Sunday, November 19, 2023

Wallace McCutcheon | The Boy Detective, or the Abductors Foiled / 1908

a transgender first

by Douglas Messerli

 

Wallace McCutcheon (screenwriter and director) The Boy Detective, or the Abductors Foiled / 1908

 

This film begins with a newsboy, Swipesy, playing a sidewalk game of craps with his messenger-boyfriend, Swifty (Robert Harron). He not only wins all of Swifty’s cash, but is awarded a mean-looking revolver.


     But all the time he’s playing, we also observe that Swipesy seems on the alert as he watches a woman enter a store, followed by two men lurking nearby who later follow her home, Swipesy trailing behind the trio. The woman enters her house and the two men move on up the street, entering a saloon. Swipesy tries to enter, but soon is thrown out, as he peers through the window. 

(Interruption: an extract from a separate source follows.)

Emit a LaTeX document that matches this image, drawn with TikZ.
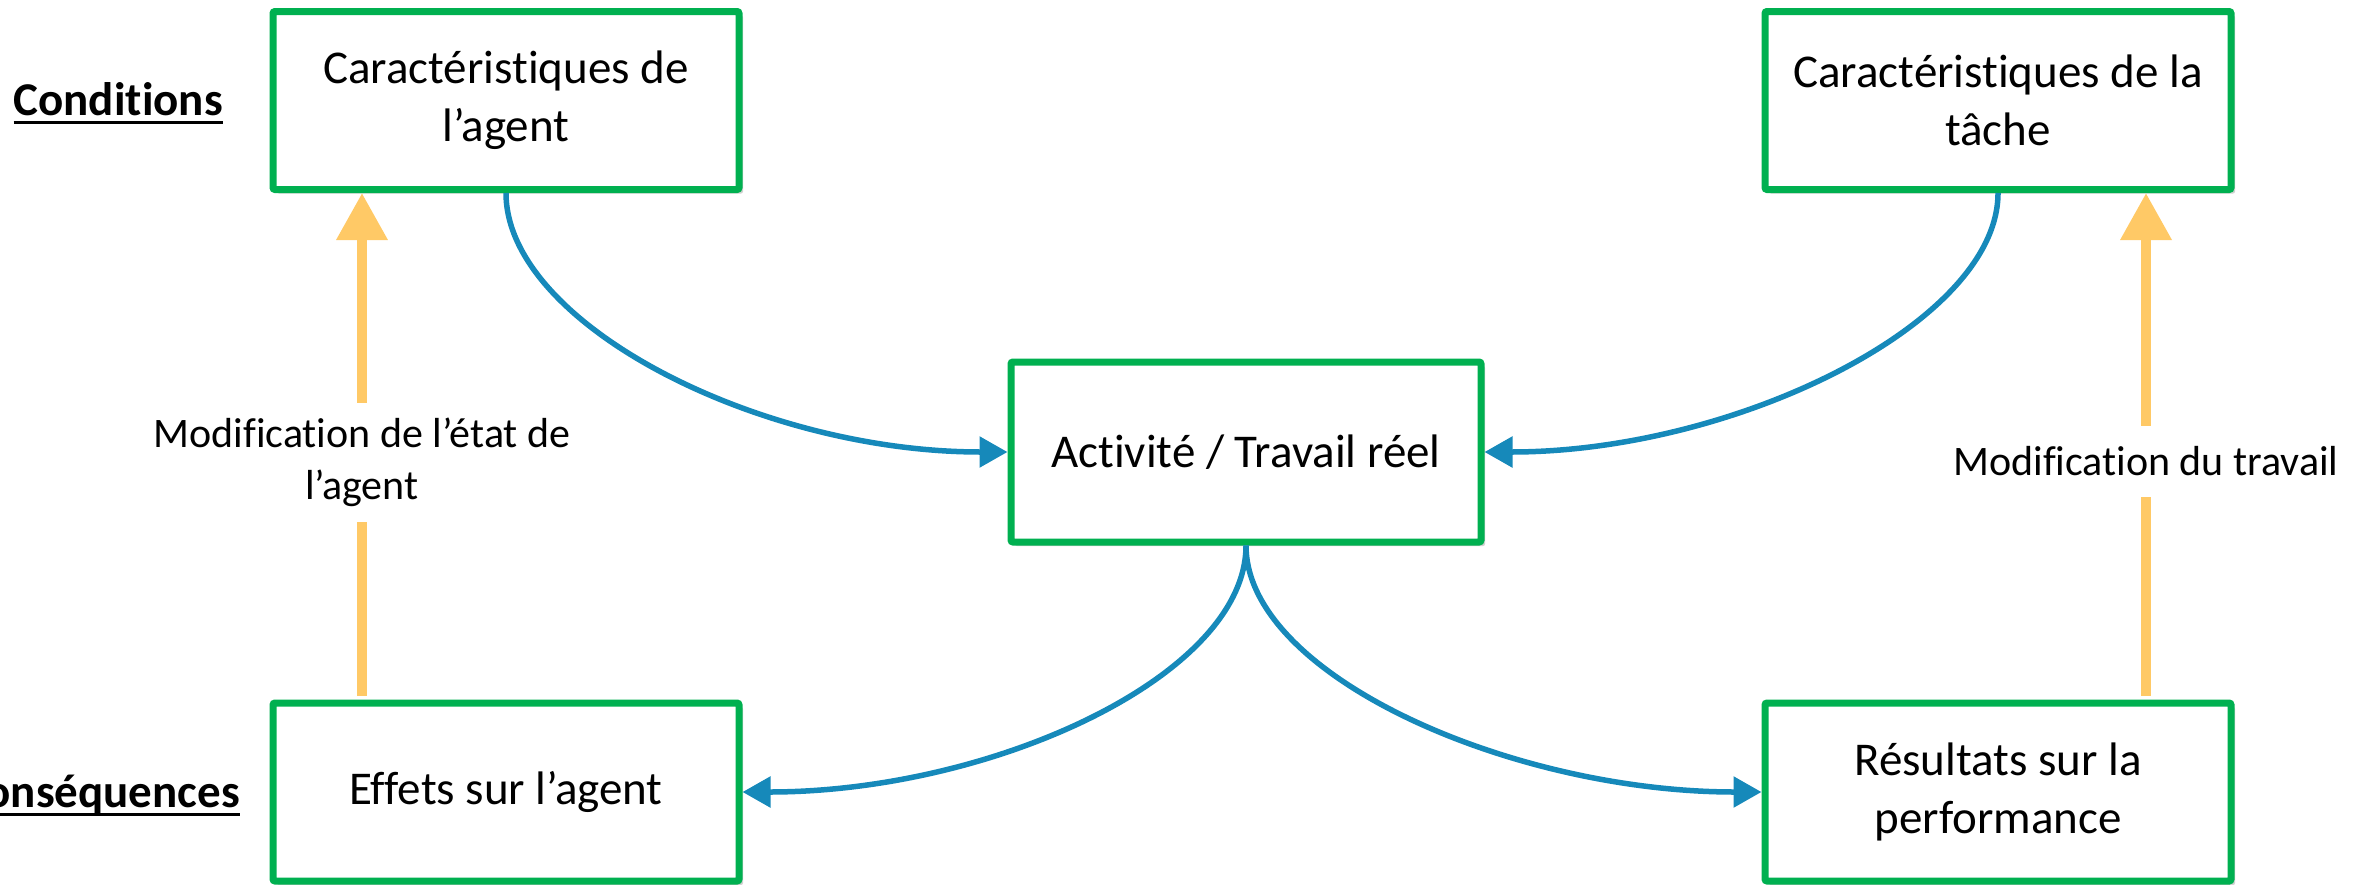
\documentclass[tikz,border=0pt]{standalone}
\usepackage{fontspec}
\setmainfont{Carlito}[Ligatures=NoCommon]
\usetikzlibrary{arrows.meta,shadows}
\definecolor{boxgreen}{RGB}{0,176,80}
\definecolor{flowblue}{HTML}{1689BA}
\definecolor{fbyellow}{HTML}{FFC966}
\newcommand{\myul}[1]{\setbox0=\hbox{#1}\rlap{\rule[-8.5pt]{\wd0}{3pt}}\box0}
\begin{document}
\begin{tikzpicture}[x=1pt,y=-1pt,
  box/.style={draw=boxgreen, line width=7pt, fill=white, rounded corners=2pt,
    minimum width=466pt, minimum height=178pt, inner sep=0pt, align=center,
    font=\fontsize{47}{58}\selectfont,
    drop shadow={shadow xshift=4pt, shadow yshift=-4pt, opacity=0.3, fill=black!60}},
  flow/.style={draw=flowblue, line width=5.5pt, -{Triangle[length=28pt,width=30pt]}},
  feedback/.style={draw=fbyellow, line width=10pt, -{Triangle[length=47pt,width=49pt]}, shorten <=3.5pt},
  lab/.style={fill=white, align=center, font=\fontsize{42}{52}\selectfont, inner xsep=4pt, text=black},
  side/.style={font=\fontsize{47}{56}\selectfont\bfseries, anchor=base east, inner sep=0pt}
]
\useasboundingbox (0,0) rectangle (2376,884);

\node[box] (A) at (506,100.5) {Caractéristiques de\\l’agent};
\node[box] (B) at (1998,100.5) {Caractéristiques de la\\tâche};
\node[box, minimum width=470pt, minimum height=180pt] (C) at (1246,452) {Activité / Travail réel};
\node[box] (D) at (506,792) {Effets sur l’agent};
\node[box] (E) at (1998,792) {Résultats sur la\\performance};

\node[side] (cond) at (223,115) {\myul{Conditions}};
\node[side] (cons) at (240,807) {\myul{Conséquences}};

\draw[flow] (A.south) .. controls +(0,130) and +(-250,0) .. (C.west);
\draw[flow] (B.south) .. controls +(0,130) and +(250,0) .. (C.east);
\draw[flow] (C.south) .. controls +(0,130) and +(250,0) .. (D.east);
\draw[flow] (C.south) .. controls +(0,130) and +(-250,0) .. (E.west);

\draw[feedback] ([xshift=-144pt]D.north) -- ([xshift=-144pt]A.south)
  node[lab, pos=0.468, inner ysep=15pt] (labA) {Modification de l’état de\\l’agent};
\draw[feedback] ([xshift=148pt]E.north) -- ([xshift=148pt]B.south)
  node[lab, pos=0.47, inner ysep=21pt] (labB) {Modification du travail};
\end{tikzpicture}
\end{document}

     By coincidence the messenger boy is soon called, enters the saloon, and comes out with a message, which Swipesy convinces his friend to share with him. Not seen in the film, but provided fully in the “The Moving Picture World” synopsis, the message reads: “Dear Mary, Badly injured in auto accident. Come to hospital at once. Am sending a carriage for you. Ruth.”

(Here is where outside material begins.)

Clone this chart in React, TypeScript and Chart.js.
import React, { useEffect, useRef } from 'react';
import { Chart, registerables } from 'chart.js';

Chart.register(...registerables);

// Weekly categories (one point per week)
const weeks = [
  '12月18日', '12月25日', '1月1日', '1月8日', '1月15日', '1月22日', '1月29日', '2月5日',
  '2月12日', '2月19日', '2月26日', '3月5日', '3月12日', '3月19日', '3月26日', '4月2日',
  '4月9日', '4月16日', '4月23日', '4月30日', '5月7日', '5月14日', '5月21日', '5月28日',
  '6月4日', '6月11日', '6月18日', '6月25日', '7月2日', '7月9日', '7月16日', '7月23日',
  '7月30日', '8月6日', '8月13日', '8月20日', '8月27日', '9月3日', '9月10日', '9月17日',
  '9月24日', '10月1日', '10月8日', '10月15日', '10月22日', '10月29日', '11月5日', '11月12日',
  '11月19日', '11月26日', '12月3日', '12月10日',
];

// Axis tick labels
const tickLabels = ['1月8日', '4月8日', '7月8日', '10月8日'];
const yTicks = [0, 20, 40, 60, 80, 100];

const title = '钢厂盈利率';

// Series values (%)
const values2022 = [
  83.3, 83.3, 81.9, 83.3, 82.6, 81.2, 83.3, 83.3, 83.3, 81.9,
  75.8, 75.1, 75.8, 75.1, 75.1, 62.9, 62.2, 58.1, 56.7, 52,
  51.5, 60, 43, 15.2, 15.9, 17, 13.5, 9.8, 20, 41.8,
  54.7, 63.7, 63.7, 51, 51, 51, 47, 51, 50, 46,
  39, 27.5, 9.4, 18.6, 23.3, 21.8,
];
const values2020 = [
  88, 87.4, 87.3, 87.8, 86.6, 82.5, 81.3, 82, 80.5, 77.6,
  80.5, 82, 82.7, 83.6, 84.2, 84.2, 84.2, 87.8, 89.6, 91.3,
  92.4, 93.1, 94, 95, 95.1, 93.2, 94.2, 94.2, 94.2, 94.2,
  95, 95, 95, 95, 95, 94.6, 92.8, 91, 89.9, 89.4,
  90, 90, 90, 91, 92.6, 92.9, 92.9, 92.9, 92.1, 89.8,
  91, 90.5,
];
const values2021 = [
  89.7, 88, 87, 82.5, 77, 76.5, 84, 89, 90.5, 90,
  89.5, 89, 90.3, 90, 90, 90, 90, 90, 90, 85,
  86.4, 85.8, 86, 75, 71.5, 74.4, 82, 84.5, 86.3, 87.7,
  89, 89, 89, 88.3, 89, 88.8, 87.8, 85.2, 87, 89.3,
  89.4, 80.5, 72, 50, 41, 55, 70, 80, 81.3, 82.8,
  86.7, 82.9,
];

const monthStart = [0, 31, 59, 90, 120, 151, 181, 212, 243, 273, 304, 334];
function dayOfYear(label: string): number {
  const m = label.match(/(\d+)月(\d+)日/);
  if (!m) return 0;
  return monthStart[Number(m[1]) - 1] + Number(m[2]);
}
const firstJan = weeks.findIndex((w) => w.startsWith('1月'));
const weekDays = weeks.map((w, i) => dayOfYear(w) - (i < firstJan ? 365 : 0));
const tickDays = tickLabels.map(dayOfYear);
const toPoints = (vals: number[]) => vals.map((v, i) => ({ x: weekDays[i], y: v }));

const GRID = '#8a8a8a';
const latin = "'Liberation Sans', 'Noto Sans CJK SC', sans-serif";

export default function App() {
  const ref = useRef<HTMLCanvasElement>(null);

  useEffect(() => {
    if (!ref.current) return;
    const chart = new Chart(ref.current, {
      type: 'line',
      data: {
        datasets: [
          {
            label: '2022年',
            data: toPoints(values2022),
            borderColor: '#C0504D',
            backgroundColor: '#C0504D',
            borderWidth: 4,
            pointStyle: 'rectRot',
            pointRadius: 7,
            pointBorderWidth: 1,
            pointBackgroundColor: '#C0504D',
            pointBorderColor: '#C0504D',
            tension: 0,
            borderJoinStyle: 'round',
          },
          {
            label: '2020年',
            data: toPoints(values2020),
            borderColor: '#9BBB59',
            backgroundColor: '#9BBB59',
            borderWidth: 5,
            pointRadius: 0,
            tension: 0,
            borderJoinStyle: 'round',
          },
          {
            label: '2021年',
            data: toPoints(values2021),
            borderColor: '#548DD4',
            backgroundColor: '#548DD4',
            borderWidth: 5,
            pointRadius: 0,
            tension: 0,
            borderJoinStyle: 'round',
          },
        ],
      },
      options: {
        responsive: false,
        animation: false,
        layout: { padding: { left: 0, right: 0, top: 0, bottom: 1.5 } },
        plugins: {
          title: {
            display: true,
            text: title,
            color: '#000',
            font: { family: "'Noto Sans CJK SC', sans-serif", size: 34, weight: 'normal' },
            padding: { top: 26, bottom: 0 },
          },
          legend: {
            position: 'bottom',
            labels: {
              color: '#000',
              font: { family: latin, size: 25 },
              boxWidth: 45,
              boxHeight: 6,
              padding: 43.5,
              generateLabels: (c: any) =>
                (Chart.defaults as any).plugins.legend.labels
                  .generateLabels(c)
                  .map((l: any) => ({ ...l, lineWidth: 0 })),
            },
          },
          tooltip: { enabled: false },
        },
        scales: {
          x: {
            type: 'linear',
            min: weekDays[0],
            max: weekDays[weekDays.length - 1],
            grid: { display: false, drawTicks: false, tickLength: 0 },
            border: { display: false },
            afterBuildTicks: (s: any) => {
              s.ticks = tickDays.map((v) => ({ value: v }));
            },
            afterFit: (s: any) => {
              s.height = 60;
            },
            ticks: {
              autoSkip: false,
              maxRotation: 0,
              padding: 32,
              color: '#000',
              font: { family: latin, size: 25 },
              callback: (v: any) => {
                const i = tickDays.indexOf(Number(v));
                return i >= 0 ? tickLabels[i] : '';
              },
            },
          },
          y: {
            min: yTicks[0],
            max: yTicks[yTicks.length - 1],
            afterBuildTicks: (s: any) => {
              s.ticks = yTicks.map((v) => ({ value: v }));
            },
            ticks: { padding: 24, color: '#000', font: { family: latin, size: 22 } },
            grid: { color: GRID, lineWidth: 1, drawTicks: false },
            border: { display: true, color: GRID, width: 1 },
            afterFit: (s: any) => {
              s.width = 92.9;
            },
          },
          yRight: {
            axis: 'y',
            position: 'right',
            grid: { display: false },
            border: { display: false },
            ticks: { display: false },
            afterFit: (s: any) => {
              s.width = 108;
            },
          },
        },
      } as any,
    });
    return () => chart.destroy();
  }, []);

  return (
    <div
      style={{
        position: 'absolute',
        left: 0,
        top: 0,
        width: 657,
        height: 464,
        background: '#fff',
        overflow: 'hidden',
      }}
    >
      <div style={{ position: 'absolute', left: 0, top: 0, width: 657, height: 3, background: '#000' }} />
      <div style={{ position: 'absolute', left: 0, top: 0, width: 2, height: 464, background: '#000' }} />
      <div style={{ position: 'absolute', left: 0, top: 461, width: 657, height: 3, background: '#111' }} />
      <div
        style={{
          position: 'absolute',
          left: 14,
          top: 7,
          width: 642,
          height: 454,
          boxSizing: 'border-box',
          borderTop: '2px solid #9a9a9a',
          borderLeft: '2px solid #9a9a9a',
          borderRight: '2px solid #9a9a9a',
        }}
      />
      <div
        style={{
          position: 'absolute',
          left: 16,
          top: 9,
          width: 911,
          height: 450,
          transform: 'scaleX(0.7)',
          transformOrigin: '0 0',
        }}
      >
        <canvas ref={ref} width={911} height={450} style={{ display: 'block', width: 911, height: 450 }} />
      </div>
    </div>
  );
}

     The clever Swipesy immediately comprehends what the message signifies, and rushes to the young lady to reveal the nefarious plot against her. Swipesy insists that the woman call the police and asks if he might borrow one of her dresses and a hat, intending to take the carriage in her place. The sight of the boy dressed in drag provides a great deal of humor to Mary and her maid, as it probably did, as well, to its 1908 audiences.



      But even in drag, Swipesy proves he’s the hero. As the published synopsis ends: 


   “The carriage is stopped on a lonely road by the would-be abductors, when the masquerading Swipesy leaps out and holds the infamous wretches at bay until the arrival of the police, with his newly acquired revolver, which proves to be a cigarette case in the shape of a gun. Snapping it open, he hands around cigarettes to the amusement of the police and the chagrin of the ruffians.”


      But director Wallace McCutcheon evidently has another surprise in store, focusing after the story on a close-up of Swipsey in his newsboy outfit, showing off the cigarette case-revolver. Swipsey, it turns out, is himself a woman in newsboy clothes, making him perhaps one of the first truly transgender figures of early LGBTQ cinema.


      Originally intended as a series—how nice it would have been to follow the adventures of this transgender figure years before Judith in D. W. Griffith’s Judith of Bethulia (1914), Lillian Travers of A Florida Enchantment of the same year, and Filibus in Mario Roncoroni’s 1915 epic—but only this 1908 episode was released.

 

Los Angeles, June 14, 2023

Reprinted from World Cinema Review (June 2023).